Earlier in the week, Amazon announced the release of the “Kindle Fire.” The Fire is the latest high-profile tablet device to be released this year. With the announcement, the mobile industry has been speculating on how it will do against the iPad. The answer, however, really is irrelevant.

There is no question that Apple dominates the tablet market. The iPad has a stunning 80% market share within the tablet space, a space Apple created. Looking ahead, Apple’s in a strong position to hold onto this lead for many months to come.

The reason is there are no good competitors to the iPad. Each high-profile device introduced by Motorola, RIM, HP, all failed to gain any traction. Either the OS interface was clunky, the device was a prototype rushed into production, or there were few apps. Add to this a lack of content (think iTunes) and high price points and these failures were virtually assured. Consumers who are willing to spend north of $500 for a tablet are going to head to the iPad.

Apple is winning the tablet market because they are a fantastic consumer electronics company. They have a laser-focus on building lust-worthy devices that look cool and operate with ease. Apple knows how to build and sell great gadgets.

Amazon is a content company. They excel at selling content; books, music, movies and anything else you’ve every purchased from their site. This is what they’re good at and what they are looking to expand. The Kindle Fire was released not to compete against the iPad, as many Android tablets have tried to do, but to be a conduit for consumers to access Amazon’s content.

The Fire is being sold as a media device. Granted it can check email and web browsing, however, it has been designed to be a point of sale for Amazon content. They designed this for users who want to consume information, not create it.

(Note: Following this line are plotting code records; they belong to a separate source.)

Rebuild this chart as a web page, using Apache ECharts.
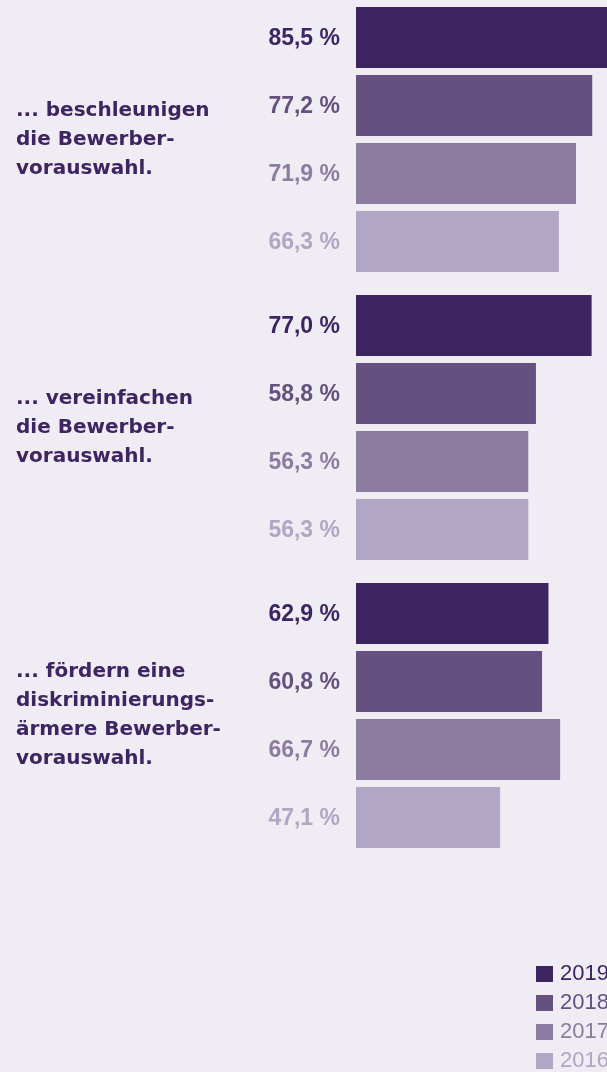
<!DOCTYPE html>
<html>
<head>
<meta charset="utf-8">
<script src="https://cdn.jsdelivr.net/npm/echarts@6/dist/echarts.min.js"></script>
<style>
  html, body { margin: 0; padding: 0; background: #efecf3; }
  #chart { width: 607px; height: 1072px; }
</style>
</head>
<body>
<div id="chart"></div>
<script>
// Kategorien (oben nach unten)
var categories = [
  '... beschleunigen\ndie Bewerber-\nvorauswahl.',
  '... vereinfachen\ndie Bewerber-\nvorauswahl.',
  '... fördern eine\ndiskriminierungs-\närmere Bewerber-\nvorauswahl.'
]
var years = ['2019', '2018', '2017', '2016']
var values2019 = [85.5, 77.0, 62.9]
var values2018 = [77.2, 58.8, 60.8]
var values2017 = [71.9, 56.3, 66.7]
var values2016 = [66.3, 56.3, 47.1]
var colors = ['#3d2562', '#64517f', '#8c7ca0', '#b1a6c3']

var chart = echarts.init(document.getElementById('chart'))

function getSeries() {
  var dataArr = [values2019, values2018, values2017, values2016]
  return years.map(function(y, i) {
    return {
      name: y,
      type: 'bar',
      data: dataArr[i],
      barWidth: 61,
      barGap: '11.5%',
      itemStyle: { color: colors[i] },
      label: {
        show: true,
        position: 'left',
        distance: 16,
        offset: [0, 1],
        color: colors[i],
        fontFamily: 'Liberation Sans',
        fontWeight: 'bold',
        fontSize: 23,
        formatter: function(p) {
          return p.value.toFixed(1).replace('.', ',') + ' %'
        }
      },
      animation: false
    }
  })
}

chart.setOption({
  backgroundColor: '#efecf3',
  grid: {
    left: 356,
    top: -4.5,
    width: 306,
    height: 864,
    outerBoundsMode: 'none'
  },
  xAxis: {
    type: 'value',
    min: 0,
    max: 100,
    show: false
  },
  yAxis: {
    type: 'category',
    data: categories,
    inverse: true,
    axisLine: { show: false },
    axisTick: { show: false },
    axisLabel: {
      align: 'left',
      margin: 340,
      color: '#3d2562',
      fontFamily: 'DejaVu Sans',
      fontWeight: 'bold',
      fontSize: 20,
      lineHeight: 29
    }
  },
  legend: {
    orient: 'vertical',
    left: 536,
    top: 963,
    height: 200,
    padding: 0,
    icon: 'rect',
    itemWidth: 17,
    itemHeight: 16,
    itemGap: 7,
    textStyle: { fontFamily: 'Liberation Sans', fontSize: 22, padding: [0, 0, 0, 2] },
    data: years.map(function(y, i) {
      return { name: y, textStyle: { color: colors[i] } }
    })
  },
  series: getSeries()
})
</script>
</body>
</html>
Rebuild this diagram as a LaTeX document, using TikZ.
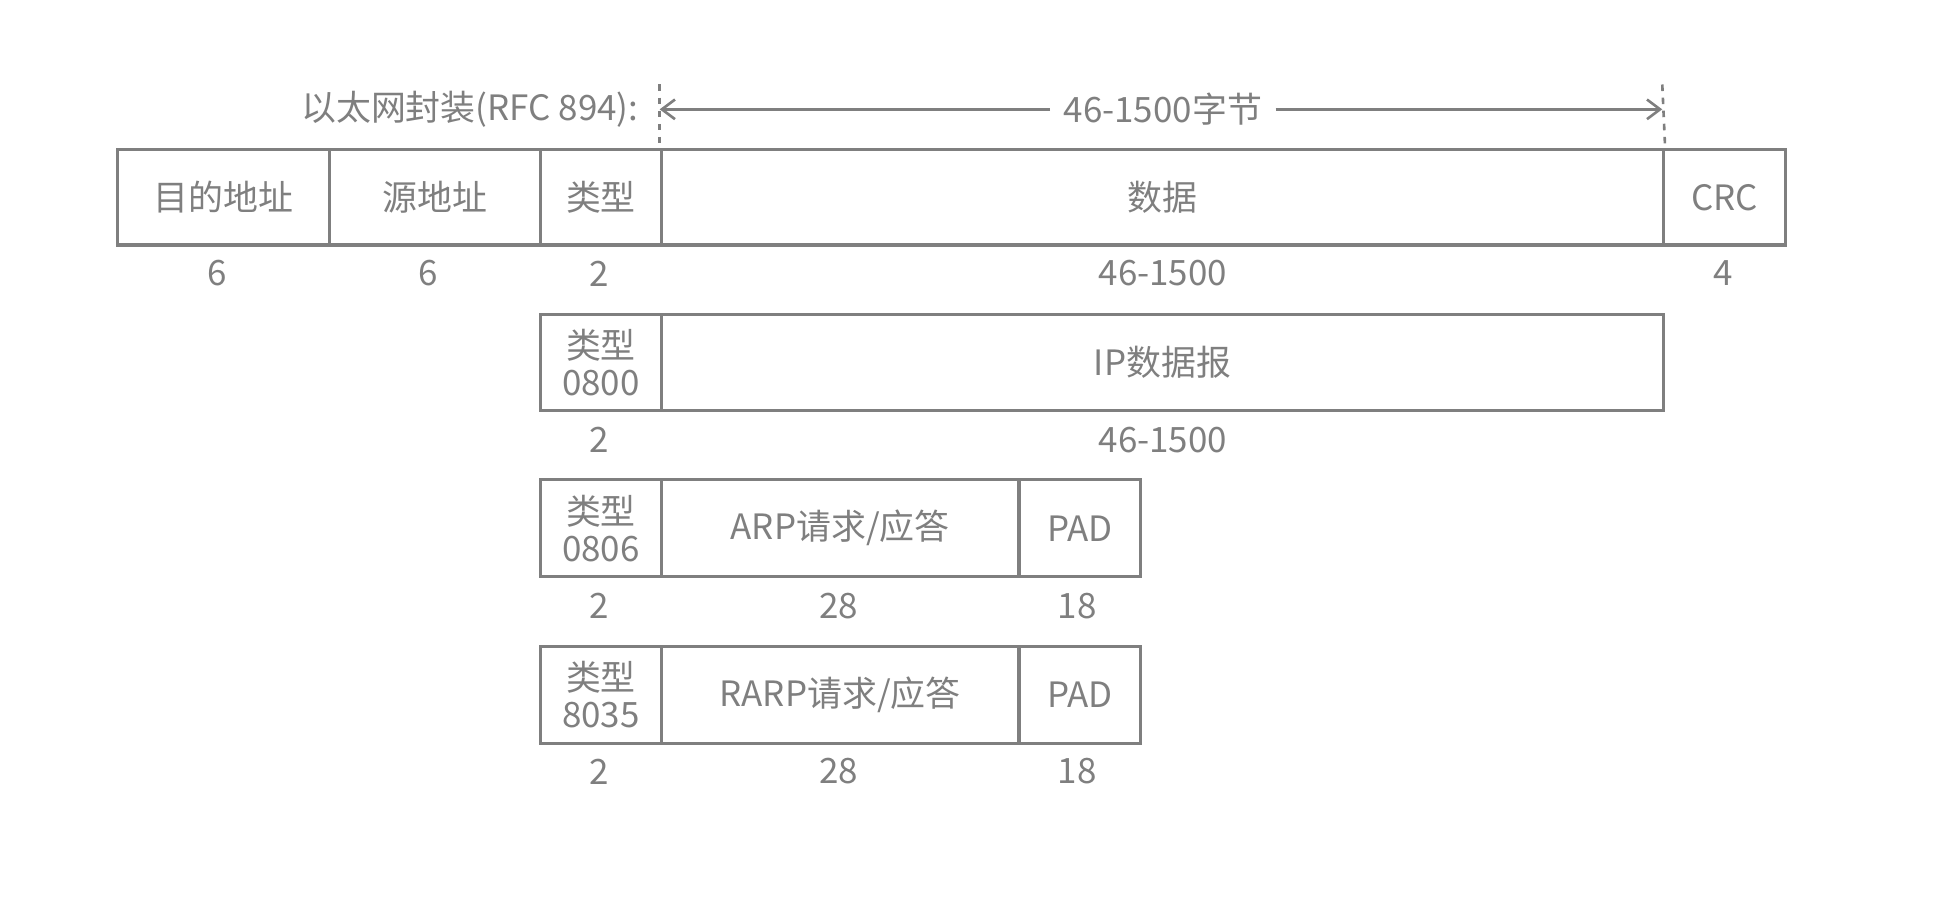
\documentclass[tikz,border=0pt]{standalone}
\usepackage{fontspec}
\setmainfont{Noto Sans CJK SC}
\usetikzlibrary{arrows.meta}
\definecolor{g}{HTML}{7F7F7F}
\begin{document}
\begin{tikzpicture}[x=0.02cm,y=-0.02cm,
  box/.style={draw=g,line width=1.4pt,text=g,font=\fontsize{16}{17}\selectfont,inner sep=0pt,align=center,anchor=north west},
  lab/.style={text=g,font=\fontsize{16}{17}\selectfont,inner sep=1pt}]
\useasboundingbox (0,0) rectangle (1568,725);
% row 1
\node[box,minimum width=3.42cm,minimum height=1.54cm] (a1) at (93,119) {目的地址};
\node[box,minimum width=3.40cm,minimum height=1.54cm] (a2) at (264,119) {源地址};
\node[box,minimum width=1.94cm,minimum height=1.54cm] (a3) at (434,119) {类型};
\node[box,minimum width=16.14cm,minimum height=1.54cm] (a4) at (531,119) {数据};
\node[box,minimum width=1.96cm,minimum height=1.54cm] (a5) at (1338,119) {CRC};
\node[lab] at (175,220) {6};
\node[lab] at (345,220) {6};
\node[lab] at (482,220) {2};
\node[lab] at (936,220) {46-1500};
\node[lab] at (1387,220) {4};
% top
\node[lab,anchor=east] (t) at (516,88) {以太网封装(RFC 894):};
\coordinate (d1) at (531,68); \coordinate (d2) at (1338,68);
\draw[g,line width=1.2pt,dashed] (d1) -- (a4.north west);
\draw[g,line width=1.2pt,dashed] (d2) -- (a4.north east);
\coordinate (l1) at (531,88); \coordinate (l2) at (1338,88);
\node[lab,fill=white,inner sep=6pt] (m) at (936,88) {46-1500字节};
\draw[g,line width=1.2pt,-{Straight Barb[length=6pt,width=9pt]}] (m) -- (l1);
\draw[g,line width=1.2pt,-{Straight Barb[length=6pt,width=9pt]}] (m) -- (l2);
% row 2
\node[box,minimum width=1.94cm,minimum height=1.54cm] (b1) at (434,252) {类型\\0800};
\node[box,minimum width=16.14cm,minimum height=1.54cm] (b2) at (531,252) {IP数据报};
\node[lab] at (482,354) {2};
\node[lab] at (936,354) {46-1500};
% row 3
\node[box,minimum width=1.94cm,minimum height=1.56cm] (c1) at (434,385) {类型\\0806};
\node[box,minimum width=5.76cm,minimum height=1.56cm] (c2) at (531,385) {ARP请求/应答};
\node[box,minimum width=1.96cm,minimum height=1.56cm] (c3) at (819,385) {PAD};
\node[lab] at (482,488) {2};
\node[lab] at (675,488) {28};
\node[lab] at (867,488) {18};
% row 4
\node[box,minimum width=1.94cm,minimum height=1.56cm] (e1) at (434,519) {类型\\8035};
\node[box,minimum width=5.76cm,minimum height=1.56cm] (e2) at (531,519) {RARP请求/应答};
\node[box,minimum width=1.96cm,minimum height=1.56cm] (e3) at (819,519) {PAD};
\node[lab] at (482,621) {2};
\node[lab] at (675,621) {28};
\node[lab] at (867,621) {18};
\end{tikzpicture}
\end{document}
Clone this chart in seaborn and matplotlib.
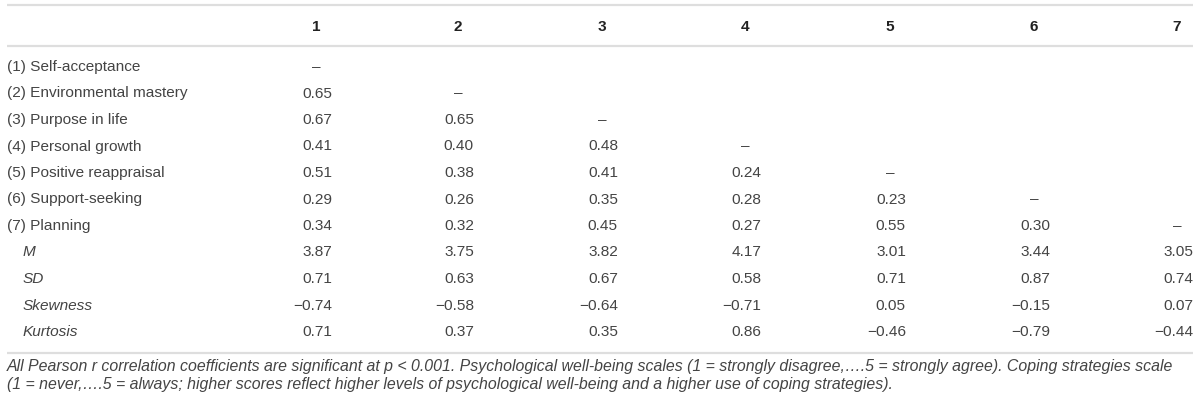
import matplotlib
matplotlib.use('Agg')
import matplotlib.pyplot as plt
import seaborn as sns

# Table content
col_headers = ['1', '2', '3', '4', '5', '6', '7']
row_labels = ['(1) Self-acceptance', '(2) Environmental mastery', '(3) Purpose in life',
              '(4) Personal growth', '(5) Positive reappraisal', '(6) Support-seeking',
              '(7) Planning']
# lower triangle of correlations, row by row
corr_rows = [
    [],
    ['0.65'],
    ['0.67', '0.65'],
    ['0.41', '0.40', '0.48'],
    ['0.51', '0.38', '0.41', '0.24'],
    ['0.29', '0.26', '0.35', '0.28', '0.23'],
    ['0.34', '0.32', '0.45', '0.27', '0.55', '0.30'],
]
stat_labels = ['M', 'SD', 'Skewness', 'Kurtosis']
mean_vals = ['3.87', '3.75', '3.82', '4.17', '3.01', '3.44', '3.05']
sd_vals = ['0.71', '0.63', '0.67', '0.58', '0.71', '0.87', '0.74']
skew_vals = ['\u22120.74', '\u22120.58', '\u22120.64', '\u22120.71', '0.05', '\u22120.15', '0.07']
kurt_vals = ['0.71', '0.37', '0.35', '0.86', '\u22120.46', '\u22120.79', '\u22120.44']
footnote = ("All Pearson r correlation coefficients are significant at p < 0.001. Psychological well-being scales "
            "(1 = strongly disagree,\u2026.5 = strongly agree). Coping strategies scale\n"
            "(1 = never,\u2026.5 = always; higher scores reflect higher levels of psychological well-being "
            "and a higher use of coping strategies).")

sns.set_theme(style='white')
plt.rcParams['font.family'] = ['Liberation Sans', 'DejaVu Sans']

W, H = 1200, 405
fig = plt.figure(figsize=(W / 100, H / 100), dpi=100)
ax = fig.add_axes([0, 0, 1, 1])
ax.set_xlim(0, W)
ax.set_ylim(H, 0)
ax.axis('off')

txt = '#444444'
rule = '#dedede'
fs = 11.1
col_x = [316, 458, 602, 745, 890, 1034, 1177]
num_off = 16
left = 7
row_y0 = 67
row_h = 26.5

for y in (5, 46, 353):
    ax.plot([left, 1193], [y, y], color=rule, lw=1.6, solid_capstyle='butt')

for x, h in zip(col_x, col_headers):
    ax.text(x, 27, h, ha='center', va='center', fontsize=fs, fontweight='bold', color='#222222')

for i, (lab, vals) in enumerate(zip(row_labels, corr_rows)):
    y = row_y0 + i * row_h
    ax.text(left, y, lab, ha='left', va='center', fontsize=fs, color=txt)
    for j, v in enumerate(vals):
        ax.text(col_x[j] + num_off, y, v, ha='right', va='center', fontsize=fs, color=txt)
    ax.text(col_x[i], y, '\u2013', ha='center', va='center', fontsize=fs, color=txt)

for k, (lab, vals) in enumerate(zip(stat_labels, [mean_vals, sd_vals, skew_vals, kurt_vals])):
    y = row_y0 + (len(row_labels) + k) * row_h
    ax.text(left + 16, y, lab, ha='left', va='center', fontsize=fs, style='italic', color=txt)
    for j, v in enumerate(vals):
        ax.text(col_x[j] + num_off, y, v, ha='right', va='center', fontsize=fs, color=txt)

ax.text(left, 358.5, footnote, ha='left', va='top', fontsize=11.4, style='italic',
        color=txt, linespacing=1.3)

fig.savefig('out.png', dpi=100)
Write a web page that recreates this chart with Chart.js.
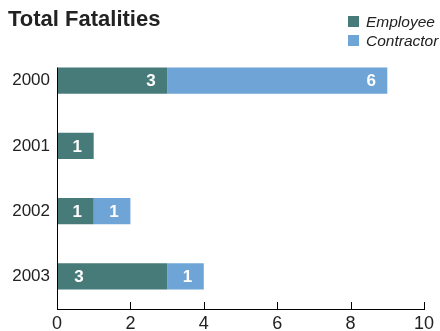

Amazon has taken a bold approach to the tablet market, bypassing head-to-head competition with the iPad in favor of redefining a particular segment of the mobile market. Thus the question on how the Fire will do against the iPad is irrelevant.

Amazon took a bold approach by attempting to redefine the tablet marketplace. By focusing on selling content over selling hardware, they are sidestepping competing directly with Apple and setting a new precedent and a new business model in the mobile space.